Generally, however, you’ll use it in drafting table mode with the bottom of the screen at about waist high and the top of the screen at about head height when you’re in your chair. You’ll use both hands to grab, re-size, move, copy and interact with documents and other objects on-screen. When you want to write something, you’ll do the keyboard gesture to bring up an on-screen keyboard, and just type away.

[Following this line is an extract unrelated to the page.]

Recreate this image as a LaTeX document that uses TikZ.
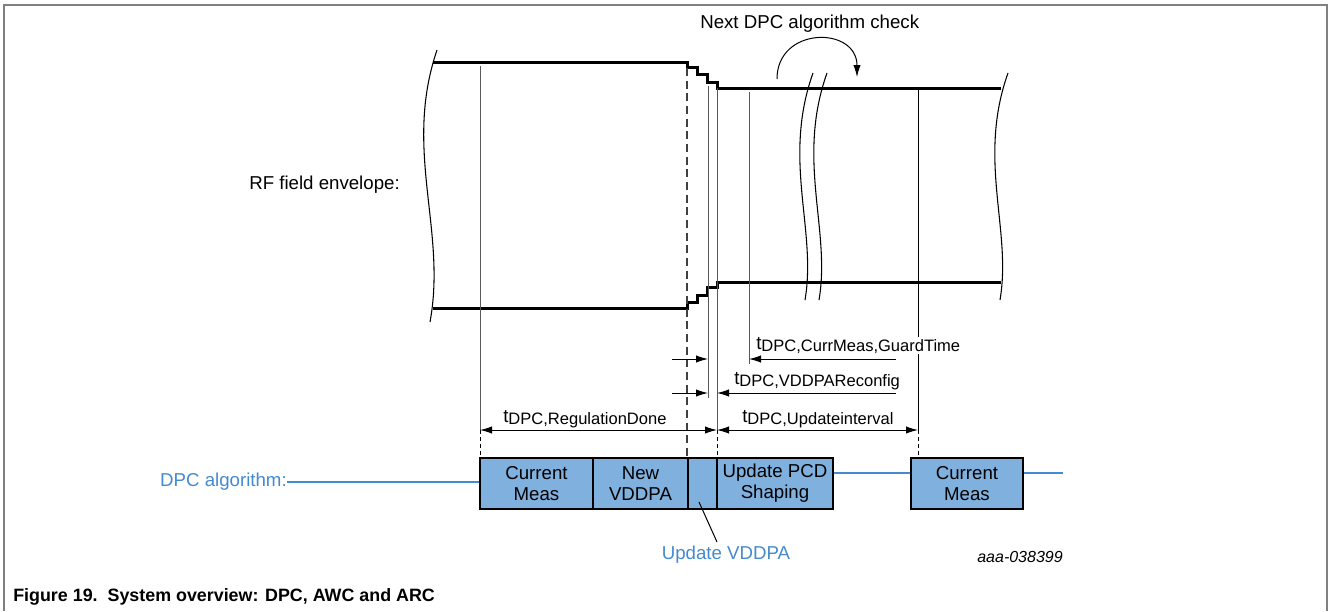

The natural MPG form factor for mobile computers will be a clamshell design with a screen on both sides (one where the screen is located on mobile computers today, plus another screen where the keyboard is now). It will snap flat to form a huge single screen with a kind of “kickstand” to put it at an angle, or you can use it in writing mode and have an on-screen keyboard and touchpad on the bottom and your documents on the top (like today’s laptops, but with virtual keyboard and touchpad).
Microsoft’s demo included a standard laptop, with all the touching going on awkwardly on the standard screen. But future MPG-specific laptops will have touching going on full screen, or mainly the bottom half when used in clamshell mode.
Optional physical keyboards will pop out of both desktop and mobile systems, or connect via Bluetooth. They’ll be there for purists, old people and others who don’t like the virtual, on-screen keyboards. But the mouse will be gone forever.
Windows 7 might be great, or it might be another dog like Windows Vista. But mark my words, the next couple of years will usher in the next generation of user interface from Microsoft, Apple and the Linux community, and it’s going to be really, really cool.